$23.34B class action settlement recognizes funding decisions subject to Charter scrutiny: lawyer

Agreement approved for First Nations Child and Family Services and Jordan's Principle class action

$23.34B class action settlement recognizes funding decisions subject to Charter scrutiny: lawyer
David Sterns, Sotos LLP

The Federal Court of Canada’s approval of the $23.34-billion First Nations child and family services settlement agreement illustrates that if the government decides to fund public services in a manner that creates substantive inequality, then the courts and human rights tribunal will provide a remedy, says David Sterns, a lawyer at Sotos LLP who represented the plaintiffs.

The agreement compensates Indigenous children and families for the discriminatory underfunding of the First Nations Child foster care system and other family services. The settlement is the largest in Canadian history. It follows a Canadian Human Rights Tribunal ruling in 2019, which ordered the federal government to pay $40,000 to each affected child and family member – the maximum penalty for discrimination.

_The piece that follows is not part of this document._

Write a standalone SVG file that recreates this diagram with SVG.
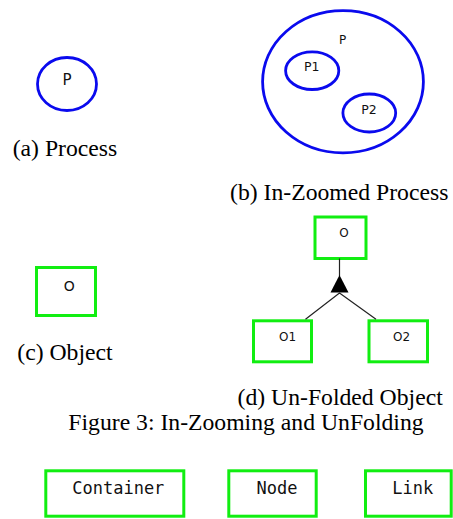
<svg xmlns="http://www.w3.org/2000/svg" width="453" height="519" viewBox="0 0 453 519">
<style>
.proc{fill:none;stroke:#0a0aee;stroke-width:2.8}
.obj{fill:none;stroke:#11ee11;stroke-width:3}
.lbl{font-family:"DejaVu Sans",sans-serif;fill:#111;text-anchor:middle}
.mono{font-family:"DejaVu Sans Mono",monospace;font-size:17px;fill:#111;text-anchor:middle}
.cap{font-family:"Liberation Serif","Times New Roman",serif;font-size:23.7px;fill:#000}
.conn{stroke:#222;stroke-width:1.2;fill:none}
</style>
<rect width="453" height="519" fill="#fff"/>
<g id="proc-a">
<ellipse class="proc" cx="67" cy="84" rx="29.5" ry="26.5"/>
<text class="lbl" x="67" y="84.5" font-size="15">P</text>
</g>
<g id="proc-b">
<ellipse class="proc" cx="343" cy="81.7" rx="80.4" ry="71.1"/>
<text class="lbl" x="342.5" y="44.3" font-size="12">P</text>
</g>
<g id="proc-p1">
<ellipse class="proc" cx="312.2" cy="70.7" rx="26.6" ry="18.8"/>
<text class="lbl" x="311.7" y="71.4" font-size="12.5">P1</text>
</g>
<g id="proc-p2">
<ellipse class="proc" cx="369.3" cy="113" rx="26.4" ry="19"/>
<text class="lbl" x="369" y="114" font-size="12.5">P2</text>
</g>
<g id="obj-c">
<rect class="obj" x="36.5" y="267.5" width="59" height="48"/>
<text class="lbl" x="69.3" y="291" font-size="14">O</text>
</g>
<g id="obj-d">
<rect class="obj" x="315" y="217" width="51" height="41.5"/>
<text class="lbl" x="344" y="236.8" font-size="12">O</text>
</g>
<g id="obj-o1">
<rect class="obj" x="253.5" y="320.8" width="58" height="41"/>
<text class="lbl" x="287.5" y="341" font-size="12">O1</text>
</g>
<g id="obj-o2">
<rect class="obj" x="369" y="320.8" width="58.5" height="41"/>
<text class="lbl" x="401.5" y="341" font-size="12">O2</text>
</g>
<g id="connectors">
<line class="conn" x1="339.5" y1="258.5" x2="339.5" y2="276"/>
<polygon points="339.5,275 330.5,292.5 348.5,292.5" fill="#000"/>
<polyline class="conn" points="305.5,319.3 339.5,293 376,319.3"/>
</g>
<g id="captions">
<text class="cap" x="12.7" y="156">(a) Process</text>
<text class="cap" x="230" y="200">(b) In-Zoomed Process</text>
<text class="cap" x="17.3" y="360">(c) Object</text>
<text class="cap" x="237.5" y="405">(d) Un-Folded Object</text>
<text class="cap" x="68.3" y="430">Figure 3: In-Zooming and UnFolding</text>
</g>
<g id="container">
<rect class="obj" x="45.8" y="470.8" width="138" height="45.4"/>
<text class="mono" x="118.3" y="493.8">Container</text>
</g>
<g id="node">
<rect class="obj" x="228.8" y="470.8" width="87.4" height="45.4"/>
<text class="mono" x="277" y="493.8">Node</text>
</g>
<g id="link">
<rect class="obj" x="365.5" y="470.8" width="85.7" height="45.4"/>
<text class="mono" x="412.8" y="493.8">Link</text>
</g>
</svg>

“It's a historic day for First Nations children and their families,” says Sterns. “It's been a long, drawn-out proceeding. We're now starting the final chapter, which is getting much-needed compensation into the hands of the youth and the families who suffered under a discriminatory system… There's a lot of work ahead.”

He says the next stage is an essential part of the class-action process. Sterns and his colleagues must devise a method of distributing $23.34 billion to 300,000 people. He says the method must be culturally appropriate, non-invasive, trauma-informed, and include sufficient safeguards so the money flows to the right people. They are working with the administrator, Deloitte, a team of navigators, and other experts on the distribution process.

“The work doesn't end when you have a settlement approved. Actually, sometimes the hard work begins.”

Along with Sotos, the law firms Kugler Kandestin and Miller Titerle + Co were also on the case. They are also working with Nahwegahbow Corbiere, Fasken, and in-house counsel at the Assembly of First Nations, including Stuart Wuttke. 

The case began in 2007 when the First Nations Child and Family Caring Society of Canada and the Assembly of First Nations brought an application to the Canadian Human Rights Tribunal. The applicants argued that the Aboriginal Affairs and Northern Development Canada’s First Nations Child and Family Services Program discriminated against Indigenous children and families based on race and/or national or ethnic origin by insufficiently funding those services on reserve and in the Yukon.

“The way that they were discriminating was that they were prioritizing the removal of children whenever there were problems within the household of those families living on reserve,” says Sterns.

Instead of directing funding toward helping families stop the neglect that was found, he says, the First Nations Child and Family Services Program frequently removed children, placed them in foster care, and the foster family received the funding to provide services to the child.

“That set up a perverse incentive for the welfare agencies to remove the child because that was the only real tool in their toolkit. There was no money for prevention and for supports.”

Sterns says this dynamic led to an epidemic of Indigenous children being moved off reserve to the extent that it impacted almost every family. “It has contributed to the depopulation of reserves. It's contributed to the loss of culture. It's contributed to the breakdowns of families,” he says.

The tribunal ruled in the applicants’ favour in 2016, and a funding decision in 2019 awarded the maximum available under the Human Rights Act. The decision only covered class members affected in 2006 and after, so a second class action was launched to cover those impacted as far back as 1991.

In the second class action, the plaintiffs sought compensation on the same $40,000 basis and argued for enhanced payments for those who had suffered more significant harms, says Sterns.

“This is an important case of Charter rights and remedies.” He says it recognizes that funding decisions, which have traditionally been viewed as within the exclusive prerogative of Parliament, are subject to human rights or Charter scrutiny. Sterns adds that the case has also led to behaviour modification because the system is being “dramatically reformed.”

“It’s going to result in food on the table and shelter over the heads of a lot of people who are living in extreme poverty.

“That’s what this system has created,” he says. “That is why there are so many homeless First Nations children. To a large degree, it's the result of a child welfare system that tore them away from their families.”